Without omitting anything, retype the data that follows.

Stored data
>> BEGIN
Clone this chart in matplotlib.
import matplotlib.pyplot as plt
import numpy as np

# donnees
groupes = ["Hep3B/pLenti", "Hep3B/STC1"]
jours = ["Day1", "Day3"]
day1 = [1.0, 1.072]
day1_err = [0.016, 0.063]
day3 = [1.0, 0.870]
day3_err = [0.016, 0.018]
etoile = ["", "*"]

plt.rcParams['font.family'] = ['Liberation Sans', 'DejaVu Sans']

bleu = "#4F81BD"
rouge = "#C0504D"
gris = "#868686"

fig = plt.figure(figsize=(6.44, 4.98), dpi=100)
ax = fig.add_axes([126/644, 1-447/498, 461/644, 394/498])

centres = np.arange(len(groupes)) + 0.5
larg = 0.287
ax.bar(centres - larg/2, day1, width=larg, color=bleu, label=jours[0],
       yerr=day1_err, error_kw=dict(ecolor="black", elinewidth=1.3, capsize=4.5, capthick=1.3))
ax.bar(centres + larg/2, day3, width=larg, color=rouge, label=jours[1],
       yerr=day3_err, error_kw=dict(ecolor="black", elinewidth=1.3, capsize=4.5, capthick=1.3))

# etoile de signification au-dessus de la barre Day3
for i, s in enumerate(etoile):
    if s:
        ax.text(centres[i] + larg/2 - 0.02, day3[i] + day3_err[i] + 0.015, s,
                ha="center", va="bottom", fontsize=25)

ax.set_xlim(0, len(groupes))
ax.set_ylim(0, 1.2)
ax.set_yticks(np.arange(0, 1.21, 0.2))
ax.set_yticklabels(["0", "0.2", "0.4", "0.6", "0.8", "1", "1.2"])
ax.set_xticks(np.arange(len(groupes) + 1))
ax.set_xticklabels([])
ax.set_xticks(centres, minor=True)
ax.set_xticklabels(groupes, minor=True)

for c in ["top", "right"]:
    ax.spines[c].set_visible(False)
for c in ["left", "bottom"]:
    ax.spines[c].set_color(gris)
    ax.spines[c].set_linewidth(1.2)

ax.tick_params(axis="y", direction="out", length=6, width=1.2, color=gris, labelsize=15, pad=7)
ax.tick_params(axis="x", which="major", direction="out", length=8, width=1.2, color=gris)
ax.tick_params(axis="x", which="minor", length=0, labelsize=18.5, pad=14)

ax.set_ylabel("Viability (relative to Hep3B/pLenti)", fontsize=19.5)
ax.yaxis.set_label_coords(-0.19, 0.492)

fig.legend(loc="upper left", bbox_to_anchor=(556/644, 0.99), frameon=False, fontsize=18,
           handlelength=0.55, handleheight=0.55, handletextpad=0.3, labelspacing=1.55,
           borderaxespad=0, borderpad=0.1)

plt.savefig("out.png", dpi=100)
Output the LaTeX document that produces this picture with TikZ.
>> END
▶ Reply
Clone this chart in matplotlib.
import matplotlib.pyplot as plt
import numpy as np

# donnees
groupes = ["Hep3B/pLenti", "Hep3B/STC1"]
jours = ["Day1", "Day3"]
day1 = [1.0, 1.072]
day1_err = [0.016, 0.063]
day3 = [1.0, 0.870]
day3_err = [0.016, 0.018]
etoile = ["", "*"]

plt.rcParams['font.family'] = ['Liberation Sans', 'DejaVu Sans']

bleu = "#4F81BD"
rouge = "#C0504D"
gris = "#868686"

fig = plt.figure(figsize=(6.44, 4.98), dpi=100)
ax = fig.add_axes([126/644, 1-447/498, 461/644, 394/498])

centres = np.arange(len(groupes)) + 0.5
larg = 0.287
ax.bar(centres - larg/2, day1, width=larg, color=bleu, label=jours[0],
       yerr=day1_err, error_kw=dict(ecolor="black", elinewidth=1.3, capsize=4.5, capthick=1.3))
ax.bar(centres + larg/2, day3, width=larg, color=rouge, label=jours[1],
       yerr=day3_err, error_kw=dict(ecolor="black", elinewidth=1.3, capsize=4.5, capthick=1.3))

# etoile de signification au-dessus de la barre Day3
for i, s in enumerate(etoile):
    if s:
        ax.text(centres[i] + larg/2 - 0.02, day3[i] + day3_err[i] + 0.015, s,
                ha="center", va="bottom", fontsize=25)

ax.set_xlim(0, len(groupes))
ax.set_ylim(0, 1.2)
ax.set_yticks(np.arange(0, 1.21, 0.2))
ax.set_yticklabels(["0", "0.2", "0.4", "0.6", "0.8", "1", "1.2"])
ax.set_xticks(np.arange(len(groupes) + 1))
ax.set_xticklabels([])
ax.set_xticks(centres, minor=True)
ax.set_xticklabels(groupes, minor=True)

for c in ["top", "right"]:
    ax.spines[c].set_visible(False)
for c in ["left", "bottom"]:
    ax.spines[c].set_color(gris)
    ax.spines[c].set_linewidth(1.2)

ax.tick_params(axis="y", direction="out", length=6, width=1.2, color=gris, labelsize=15, pad=7)
ax.tick_params(axis="x", which="major", direction="out", length=8, width=1.2, color=gris)
ax.tick_params(axis="x", which="minor", length=0, labelsize=18.5, pad=14)

ax.set_ylabel("Viability (relative to Hep3B/pLenti)", fontsize=19.5)
ax.yaxis.set_label_coords(-0.19, 0.492)

fig.legend(loc="upper left", bbox_to_anchor=(556/644, 0.99), frameon=False, fontsize=18,
           handlelength=0.55, handleheight=0.55, handletextpad=0.3, labelspacing=1.55,
           borderaxespad=0, borderpad=0.1)

plt.savefig("out.png", dpi=100)
Output the LaTeX document that produces this picture with TikZ.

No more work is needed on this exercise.